ぱちぱちぱち。と手を慣らし一足早く祝福する。

アリスにとって、女の子になるとうれしいこと。
その説明を求めると僅かにうつむいて、口ごもった。それから、たどたどしく語りだす。
「私って、女王さまよね。
 だから、男の子に好きって言っちゃダメなの。
 でも、女の子どうしなら、たくさんいい放題だって気づいたの」
黒猫のうなじに顔を埋めて顔を俯かせる。けれども、目線はアイリスへ一直線。
こういう想いを曝け出したことは無い。こんなにも恥ずかしいものだったんだと思いながら。

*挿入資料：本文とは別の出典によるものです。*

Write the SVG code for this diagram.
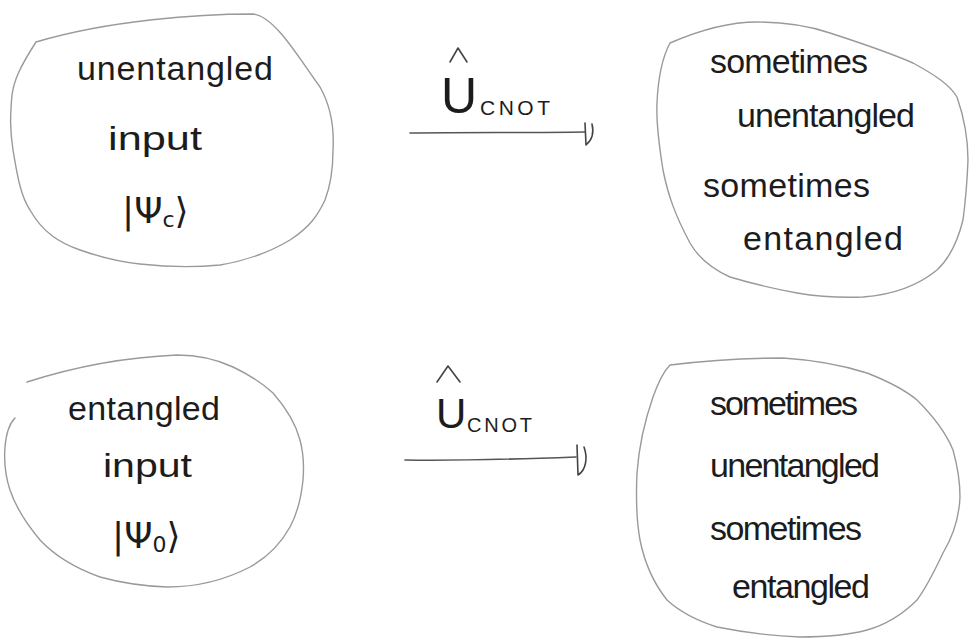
<svg xmlns="http://www.w3.org/2000/svg" width="969" height="642" viewBox="0 0 969 642">
<style>
.blob{fill:none;stroke:#9a9a9a;stroke-width:1.4;stroke-linejoin:round;stroke-linecap:round}
.t{font-family:"Liberation Sans","DejaVu Sans",sans-serif;font-size:34px;fill:#1c1c1c}
.ket{font-family:"DejaVu Sans","Liberation Sans",sans-serif;font-size:36px;fill:#1c1c1c}
.sub{font-size:22px}
.op{font-family:"Liberation Sans","DejaVu Sans",sans-serif;fill:#1c1c1c}
.arr{fill:none;stroke:#555;stroke-width:1.6;stroke-linecap:round}
.head{fill:none;stroke:#444;stroke-width:1.6;stroke-linecap:round;stroke-linejoin:round}
</style>
<rect width="969" height="642" fill="#fff"/>

<g id="node-unentangled-input">
<path class="blob" d="M36,42 C110,20 200,14 253,14 C275,16 300,60 320,87 C333,110 334,133 333,150 C333,170 330,187 325,200 C318,215 310,227 290,240 C270,252 250,260 220,265 C190,268 167,267 140,264 C120,262 100,257 80,250 C60,243 43,233 30,210 C20,195 17,173 13,150 C10,130 10,117 12,95 C14,80 20,67 36,42 Z"/>
<text class="t" x="77" y="80" textLength="196">unentangled</text>
<text class="t" x="108" y="150" textLength="94" lengthAdjust="spacingAndGlyphs">input</text>
<text class="ket" x="122" y="223">|Ψ<tspan class="sub" dy="4">c</tspan><tspan dy="-4">⟩</tspan></text>
</g>

<g id="node-top-output">
<path class="blob" d="M670,43 C700,30 730,22 757,22 C790,22 812,27 830,33 C870,46 895,55 913,63 C935,75 950,85 957,97 C965,120 968,140 968,160 C967,185 965,205 963,220 C958,240 950,258 937,270 C915,288 890,295 863,297 C840,298 815,296 797,293 C770,288 750,283 730,277 C710,268 698,257 690,243 C675,215 668,195 663,170 C659,145 656,123 657,103 C658,80 662,58 670,43 Z"/>
<text class="t" x="710" y="73" textLength="158">sometimes</text>
<text class="t" x="737" y="127" textLength="178">unentangled</text>
<text class="t" x="703" y="197" textLength="167">sometimes</text>
<text class="t" x="743" y="250" textLength="160">entangled</text>
</g>

<g id="node-entangled-input">
<path class="blob" d="M27,382 C80,365 130,357 177,355 C200,355 218,360 233,367 C250,375 262,383 273,393 C288,410 296,425 300,440 C304,455 304,468 303,480 C301,500 297,514 290,527 C280,545 268,557 250,567 C225,580 195,587 167,587 C140,586 118,582 100,577 C75,568 55,556 40,540 C25,522 15,505 10,490 C5,475 4,460 5,447 C6,435 8,425 15,418"/>
<text class="t" x="68" y="420" textLength="152">entangled</text>
<text class="t" x="103" y="477" textLength="89" lengthAdjust="spacingAndGlyphs">input</text>
<text class="ket" x="112" y="548">|Ψ<tspan class="sub" dy="4">0</tspan><tspan dy="-4">⟩</tspan></text>
</g>

<g id="node-bottom-output">
<path class="blob" d="M670,365 C710,360 750,358 783,358 C815,360 845,366 867,373 C890,382 905,390 917,400 C935,418 947,435 953,450 C958,468 960,482 960,497 C959,520 952,538 943,553 C935,570 928,585 917,600 C902,615 885,625 867,630 C845,636 822,637 800,637 C770,636 742,632 717,627 C695,620 680,612 667,600 C655,585 645,565 640,540 C636,518 636,495 637,473 C639,445 645,420 653,397 C658,383 663,372 670,365 Z"/>
<text class="t" x="710" y="415" textLength="148">sometimes</text>
<text class="t" x="710" y="477" textLength="170">unentangled</text>
<text class="t" x="710" y="540" textLength="152">sometimes</text>
<text class="t" x="732" y="598" textLength="138">entangled</text>
</g>

<g id="connectors">
<g id="edge-top">
<path class="arr" d="M410,133 C470,132 530,133 585,132"/>
<path class="head" d="M585,123 L586,145 C592,140 594,132 592,124"/>
<text class="op" x="441" y="113" font-size="50">U</text>
<path class="head" d="M450,62 L458,48 L467,62"/>
<text class="op" x="480" y="115" font-size="21" textLength="70">CNOT</text>
</g>
<g id="edge-bottom">
<path class="arr" d="M405,460 C460,461 520,459 576,457"/>
<path class="head" d="M577,445 L578,475 C586,470 588,458 584,447"/>
<text class="op" x="436" y="428" font-size="42">U</text>
<path class="head" d="M437,382 L448,366 L460,382"/>
<text class="op" x="467" y="432" font-size="20" textLength="65">CNOT</text>
</g>
</g>
</svg>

「あなた、いろんなことを知っていて、やさしいもの。私、あなたが大好きよ!」

湧きおこる気恥ずかしさから黒猫をぽいっと投げ飛ばしてアイリスの前から逃げていく。
残るルゥちゃんの元へ視線を映し、身体も向けて。膝を折って。
「そう、あなたはルゥっていうのね。私はアリス。よろしくね」
ルゥにしか見えないのか、或いは、ルゥにも見えていないのか。
どちらにしても、アリスには見えていない。けれども、見えないわんわんを追うことはアリスの得意分野でもある。